Her team is also interested in how animals adjust their behavior in urban settings, and is finding that Italian wall lizards in San Pedro are relatively fearless compared to their cousins back home in Taormina, Italy. 

“When they're in human-dominated environments, they have a relaxed fear response, but when they're in undeveloped and uninhabited environments, they're very afraid of humans, she said.

Students in Brock’s new lab at SDSU will conduct behavioral experiments to determine whether the relative fearlessness is learned or an evolutionary adaptation. Her lab will also investigate how the newcomers are adapting to Southern California’s microclimate, how they respond to novel predators, and why they’re relatively free of parasites. 

Another project of the Brock lab is to compare the body temperatures and hydration levels of the Western fence lizard living on the bustling SDSU campus with a population of the same species in nearby Mission Trails Regional Park, an open space preserve.

“We’re interested in how urban environments differ in temperature and moisture and how that affects the way lizards are interacting in different environments. Are lizards hotter in cities? Are they more hydrated? How does that affect their behavior? How does that affect their physiology?”

An Aegean wall lizard ((Podarcis erhardii) at a field site in Greece. (Kinsey Brock)Open the image full screen.
An Aegean wall lizard ((Podarcis erhardii) at a field site in Greece. (Kinsey Brock)

Island biology

Brock has also spent years comparing the physiology, behavior and morphology of Aegean wall lizards (Podarcis erhardii) — a close relative of Italian wall lizards —  which have co-existed with humans for millennia on different Greek islands. 
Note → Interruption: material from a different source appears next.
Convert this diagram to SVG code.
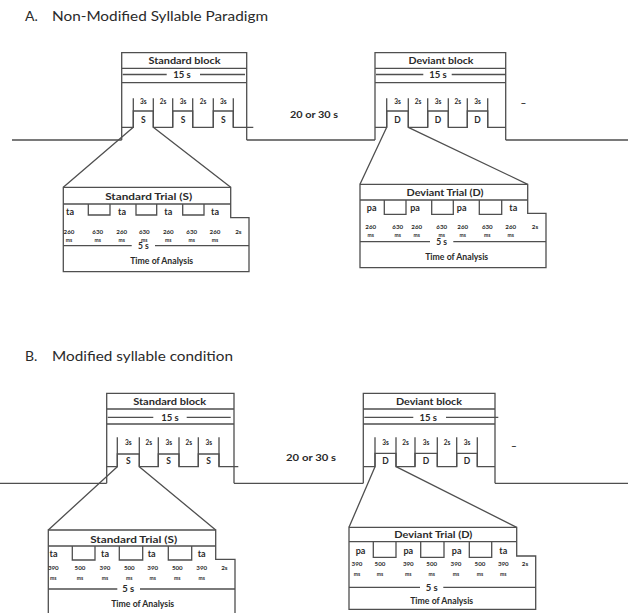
<svg xmlns="http://www.w3.org/2000/svg" width="628" height="613" viewBox="0 0 628 613">
<style>
.ln{fill:none;stroke:#4f4f4f;stroke-width:1.3}
.bx{fill:#fff;stroke:#4f4f4f;stroke-width:1.3}
text{font-family:Lato,"Open Sans","Liberation Sans",sans-serif;fill:#2a2a2a;text-anchor:middle}
.ttl{font-size:14px;text-anchor:start}
.bt{font-size:10px;font-weight:bold}
.s15{font-size:9.5px;font-weight:bold}
.s5{font-size:8.5px;font-weight:bold}
.sec{font-size:6.5px;font-weight:bold}
.sd{font-size:8.5px;font-weight:bold}
.tt{font-size:9.5px;font-weight:bold}
.syl{font-size:9px;font-weight:bold}
.num{font-size:6.2px;font-weight:bold}
.ms{font-size:5px;font-weight:bold}
.gap{font-size:9.5px;font-weight:bold}
</style>

<g id="titles">
<text class="ttl" x="25" y="21">A.</text>
<text class="ttl" x="52" y="21" textLength="216" lengthAdjust="spacingAndGlyphs">Non-Modified Syllable Paradigm</text>
<text class="ttl" x="25" y="361">B.</text>
<text class="ttl" x="52" y="361" textLength="181" lengthAdjust="spacingAndGlyphs">Modified syllable condition</text>
</g>

<g id="connectors">
<path class="ln" d="M12,140 H121.7 M246.7,140 H375 M505.7,140 H628"/>
<path class="ln" d="M0,483.3 H106.7 M234,483.3 H363.3 M495,483.3 H628"/>
<path class="ln" d="M133.3,127.3 L63.3,187.3 M153.3,127.3 L230.7,187.3"/>
<path class="ln" d="M386.7,127.3 L360,184.3 M408.3,127.3 L527.7,184.3"/>
<path class="ln" d="M117.3,466.7 L48.3,530 M139.3,466.7 L215.7,530"/>
<path class="ln" d="M375,466.7 L349,527.3 M396,466.7 L516.7,527.3"/>
</g>

<g id="gapA"><text class="gap" x="314" y="118" textLength="48" lengthAdjust="spacingAndGlyphs">20 or 30 s</text></g>
<g id="gapB"><text class="gap" x="311" y="461" textLength="50" lengthAdjust="spacingAndGlyphs">20 or 30 s</text></g>

<!-- A: Standard block -->
<g id="stdBlockA">
<path class="ln" d="M121.7,140 V52.7 H246.7 V140 M121.7,68.3 H246.7 M121.7,82.7 H246.7"/>
<text class="bt" x="184.5" y="64" textLength="72" lengthAdjust="spacingAndGlyphs">Standard block</text>
<path class="ln" d="M122.7,74.5 H166.7 M200,74.5 H245"/>
<text class="s15" x="182" y="78">15 s</text>
<path class="ln" d="M121.7,127.3 H133.3 V111 H153.3 V127.3 H172.7 V111 H192.7 V127.3 H213.3 V111 H233.3 V127.3 H253.3"/>
<path class="ln" d="M133.3,98.3 V127.3 M153.3,98.3 V127.3 M172.7,98.3 V127.3 M192.7,98.3 V127.3 M213.3,98.3 V127.3 M233.3,98.3 V127.3"/>
<text class="sec" x="143.3" y="104">3s</text><text class="sec" x="163" y="104">2s</text>
<text class="sec" x="183" y="104">3s</text><text class="sec" x="203" y="104">2s</text>
<text class="sec" x="223.3" y="104">3s</text>
<text class="sd" x="143.3" y="123">S</text><text class="sd" x="183" y="123">S</text><text class="sd" x="223.3" y="123">S</text>
</g>

<!-- A: Deviant block -->
<g id="devBlockA">
<path class="ln" d="M375,140 V52.7 H505.7 V140 M375,68.3 H505.7 M375,82.7 H505.7"/>
<text class="bt" x="441" y="64" textLength="65" lengthAdjust="spacingAndGlyphs">Deviant block</text>
<path class="ln" d="M376,74.5 H423.3 M451.7,74.5 H505.7"/>
<text class="s15" x="438" y="78">15 s</text>
<path class="ln" d="M375,127.3 H386.7 V111 H408.3 V127.3 H427.7 V111 H448.3 V127.3 H467.3 V111 H487.7 V127.3 H505.7"/>
<path class="ln" d="M386.7,98.3 V127.3 M408.3,98.3 V127.3 M427.7,98.3 V127.3 M448.3,98.3 V127.3 M467.3,98.3 V127.3 M487.7,98.3 V127.3"/>
<text class="sec" x="397.5" y="104">3s</text><text class="sec" x="418" y="104">2s</text>
<text class="sec" x="438" y="104">3s</text><text class="sec" x="457.8" y="104">2s</text>
<text class="sec" x="477.5" y="104">3s</text>
<text class="sd" x="397.5" y="123">D</text><text class="sd" x="438" y="123">D</text><text class="sd" x="477.5" y="123">D</text>
<text class="bt" x="523.3" y="106">–</text>
</g>

<!-- A: Standard trial -->
<g id="stdTrialA">
<path class="bx" d="M63.3,187.3 H230.7 V217.7 H249 V271.7 H63.3 Z"/>
<path class="ln" d="M63.3,204 H230.7"/>
<text class="tt" x="148.7" y="200" textLength="87" lengthAdjust="spacingAndGlyphs">Standard Trial (S)</text>
<path class="ln" d="M88.3,204 V215 H110 V204 M136,204 V215 H156.7 V204 M182.7,204 V215 H204 V204"/>
<text class="syl" x="70" y="214.5">ta</text><text class="syl" x="122" y="214.5">ta</text>
<text class="syl" x="168.3" y="214.5">ta</text><text class="syl" x="215" y="214.5">ta</text>
<text class="num" x="69" y="234">260</text><text class="num" x="97.7" y="234">630</text>
<text class="num" x="121.7" y="234">260</text><text class="num" x="144.3" y="234">630</text>
<text class="num" x="168.3" y="234">260</text><text class="num" x="191.7" y="234">630</text>
<text class="num" x="215" y="234">260</text><text class="num" x="238.3" y="234">2s</text>
<text class="ms" x="69" y="241.5">ms</text><text class="ms" x="97.7" y="241.5">ms</text>
<text class="ms" x="121.7" y="241.5">ms</text><text class="ms" x="144.3" y="241.5">ms</text>
<text class="ms" x="168.3" y="241.5">ms</text><text class="ms" x="191.7" y="241.5">ms</text>
<text class="ms" x="215" y="241.5">ms</text>
<path class="ln" d="M63.3,245.7 H131.7 M155,245.7 H249"/>
<text class="s5" x="143.3" y="249.2">5 s</text>
<text class="tt" x="161.7" y="264" textLength="63" lengthAdjust="spacingAndGlyphs">Time of Analysis</text>
</g>

<!-- A: Deviant trial -->
<g id="devTrialA">
<path class="bx" d="M360,184.3 H527.7 V213.3 H546 V267.7 H360 Z"/>
<path class="ln" d="M360,200 H527.7"/>
<text class="tt" x="445" y="196" textLength="77" lengthAdjust="spacingAndGlyphs">Deviant Trial (D)</text>
<path class="ln" d="M384.3,200 V214.3 H406 V200 M431.7,200 V214.3 H453.3 V200 M479.3,200 V214.3 H501.7 V200"/>
<text class="syl" x="371.7" y="211">pa</text><text class="syl" x="415" y="211">pa</text>
<text class="syl" x="461.7" y="211">pa</text><text class="syl" x="513.3" y="211">ta</text>
<text class="num" x="370.7" y="229">260</text><text class="num" x="397.7" y="229">630</text>
<text class="num" x="416.7" y="229">260</text><text class="num" x="441.7" y="229">630</text>
<text class="num" x="462.7" y="229">260</text><text class="num" x="487.3" y="229">630</text>
<text class="num" x="510.7" y="229">260</text><text class="num" x="535" y="229">2s</text>
<text class="ms" x="370.7" y="237">ms</text><text class="ms" x="397.7" y="237">ms</text>
<text class="ms" x="416.7" y="237">ms</text><text class="ms" x="441.7" y="237">ms</text>
<text class="ms" x="462.7" y="237">ms</text><text class="ms" x="487.3" y="237">ms</text>
<text class="ms" x="510.7" y="237">ms</text>
<path class="ln" d="M360,241.7 H430 M453.3,241.7 H546"/>
<text class="s5" x="441.7" y="245.2">5 s</text>
<text class="tt" x="456.7" y="260" textLength="63" lengthAdjust="spacingAndGlyphs">Time of Analysis</text>
</g>

<!-- B: Standard block -->
<g id="stdBlockB">
<path class="ln" d="M106.7,483.3 V393.3 H234 V483.3 M106.7,409 H234 M106.7,424 H234"/>
<text class="bt" x="169.7" y="405" textLength="73" lengthAdjust="spacingAndGlyphs">Standard block</text>
<path class="ln" d="M107.7,417.3 H153.3 M186.7,417.3 H230.7"/>
<text class="s15" x="170" y="421">15 s</text>
<path class="ln" d="M106.7,466.7 H117.3 V454 H139.3 V466.7 H158.3 V454 H179 V466.7 H198.3 V454 H219 V466.7 H238.3"/>
<path class="ln" d="M117.3,437.3 V466.7 M139.3,437.3 V466.7 M158.3,437.3 V466.7 M179,437.3 V466.7 M198.3,437.3 V466.7 M219,437.3 V466.7"/>
<text class="sec" x="128.3" y="445">3s</text><text class="sec" x="148.8" y="445">2s</text>
<text class="sec" x="168.7" y="445">3s</text><text class="sec" x="188.7" y="445">2s</text>
<text class="sec" x="208.7" y="445">3s</text>
<text class="sd" x="128.3" y="464">S</text><text class="sd" x="168.7" y="464">S</text><text class="sd" x="208.7" y="464">S</text>
</g>

<!-- B: Deviant block -->
<g id="devBlockB">
<path class="ln" d="M363.3,483.3 V393.3 H495 V483.3 M363.3,409 H495 M363.3,424 H495"/>
<text class="bt" x="429" y="405" textLength="66" lengthAdjust="spacingAndGlyphs">Deviant block</text>
<path class="ln" d="M364.3,417.3 H413.3 M446,417.3 H498.3"/>
<text class="s15" x="428.3" y="421">15 s</text>
<path class="ln" d="M363.3,466.7 H375 V453.3 H396 V466.7 H415 V453.3 H437.3 V466.7 H456.7 V453.3 H477.3 V466.7 H495"/>
<path class="ln" d="M375,437.3 V466.7 M396,437.3 V466.7 M415,437.3 V466.7 M437.3,437.3 V466.7 M456.7,437.3 V466.7 M477.3,437.3 V466.7"/>
<text class="sec" x="385.5" y="445">3s</text><text class="sec" x="405.5" y="445">2s</text>
<text class="sec" x="426" y="445">3s</text><text class="sec" x="447" y="445">2s</text>
<text class="sec" x="467" y="445">3s</text>
<text class="sd" x="385.5" y="464">D</text><text class="sd" x="426" y="464">D</text><text class="sd" x="467" y="464">D</text>
<text class="bt" x="514" y="449">–</text>
</g>

<!-- B: Standard trial -->
<g id="stdTrialB">
<path class="bx" d="M48.3,613 V530 H215.7 V559.3 H235 V613"/>
<path class="ln" d="M48.3,546 H215.7"/>
<text class="tt" x="133.7" y="542.5" textLength="87" lengthAdjust="spacingAndGlyphs">Standard Trial (S)</text>
<path class="ln" d="M72.3,546 V560 H95 V546 M119.3,546 V560 H142.7 V546 M168.3,546 V560 H191.7 V546"/>
<text class="syl" x="53.5" y="556.5">ta</text><text class="syl" x="105" y="556.5">ta</text>
<text class="syl" x="151.7" y="556.5">ta</text><text class="syl" x="201.7" y="556.5">ta</text>
<text class="num" x="53.3" y="569.5">390</text><text class="num" x="80" y="569.5">500</text>
<text class="num" x="105" y="569.5">390</text><text class="num" x="129.3" y="569.5">500</text>
<text class="num" x="152.7" y="569.5">390</text><text class="num" x="177.3" y="569.5">500</text>
<text class="num" x="201.7" y="569.5">390</text><text class="num" x="224.3" y="569.5">2s</text>
<text class="ms" x="53.3" y="579.5">ms</text><text class="ms" x="80" y="579.5">ms</text>
<text class="ms" x="105" y="579.5">ms</text><text class="ms" x="129.3" y="579.5">ms</text>
<text class="ms" x="152.7" y="579.5">ms</text><text class="ms" x="177.3" y="579.5">ms</text>
<text class="ms" x="201.7" y="579.5">ms</text>
<path class="ln" d="M48.3,589 H117.3 M140,589 H235"/>
<text class="s15" x="128.3" y="592.3">5 s</text>
<text class="tt" x="142.7" y="606.5" textLength="63" lengthAdjust="spacingAndGlyphs">Time of Analysis</text>
</g>

<!-- B: Deviant trial -->
<g id="devTrialB">
<path class="bx" d="M349,527.3 H516.7 V556 H535.7 V609.3 H349 Z"/>
<path class="ln" d="M349,541.7 H516.7"/>
<text class="tt" x="433.3" y="538" textLength="78" lengthAdjust="spacingAndGlyphs">Deviant Trial (D)</text>
<path class="ln" d="M373.3,541.7 V557.3 H396 V541.7 M420.7,541.7 V557.3 H444 V541.7 M469.3,541.7 V557.3 H491.7 V541.7"/>
<text class="syl" x="360.5" y="553.5">pa</text><text class="syl" x="408.3" y="553.5">pa</text>
<text class="syl" x="456.7" y="553.5">pa</text><text class="syl" x="503.3" y="553.5">ta</text>
<text class="num" x="357" y="565.5">390</text><text class="num" x="380" y="565.5">500</text>
<text class="num" x="408.3" y="565.5">390</text><text class="num" x="431.7" y="565.5">500</text>
<text class="num" x="456" y="565.5">390</text><text class="num" x="480" y="565.5">500</text>
<text class="num" x="503.3" y="565.5">390</text><text class="num" x="525" y="565.5">2s</text>
<text class="ms" x="357" y="575.5">ms</text><text class="ms" x="380" y="575.5">ms</text>
<text class="ms" x="408.3" y="575.5">ms</text><text class="ms" x="431.7" y="575.5">ms</text>
<text class="ms" x="456" y="575.5">ms</text><text class="ms" x="480" y="575.5">ms</text>
<text class="ms" x="503.3" y="575.5">ms</text>
<path class="ln" d="M349,587.3 H420 M443.3,587.3 H535.7"/>
<text class="s15" x="431.7" y="590.6">5 s</text>
<text class="tt" x="441.7" y="604" textLength="63" lengthAdjust="spacingAndGlyphs">Time of Analysis</text>
</g>
</svg>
She and one of her incoming Ph.D. students will be digging into how interactions with the built landscape have influenced evolutionary changes in the species.

“This is a really cool study system for understanding the speed of evolution in urban environments over long time periods, because humans have been in that landscape, building and urbanizing, for thousands of years,” said Brock. “We can use those islands that have been inhabited by humans for different amounts of time, basically, as different time points in the evolutionary process.”

An illustration of pottery depicting human forms with lizard heads and tails. Open the image full screen.
“Flight of the Lizards” (Artwork by by Kinsey Brock)
Communicating science through art

During her field studies in Greece, Brock is surrounded by art.

“I'm often catching these lizards off of ruins and stone walls,” she said.“When I'm out collecting lizards, a lot of these uninhabited islands have ancient pottery shards around, you find it everywhere in Greece. ”

Brock, who double majored in environmental science and art as an undergraduate at the University of Michigan, often creates art related to her research. For example, the pottery she encountered in Greece inspired her to incorporate lizards into drawings influenced by antiquity. She’s found that art is a way to generate ideas and to communicate about science by getting past the jargon.

“My training as an artist has helped me be a good biologist,” she said. “I think good scientists and artists use their power of observation to connect with people through art or make really cool discoveries in science - both are an attempt to understand the world around us.”

And the parallels don’t end there. 

“In art, you iterate: you make things and then you make them over and over and over again until it's looking the way that you want it to — it’s creative investigation. And that's what a lot of science is: figuring out the appropriate experiment or approach and using technologies and techniques to address big questions in new ways.”

She encourages students whose interest in science and art overlap to pursue both passions. 

“No matter what your identity — artist or whatever — identify how your different way of looking at things brings a uniqueness or a strength to whatever it is you’re doing it and use it.”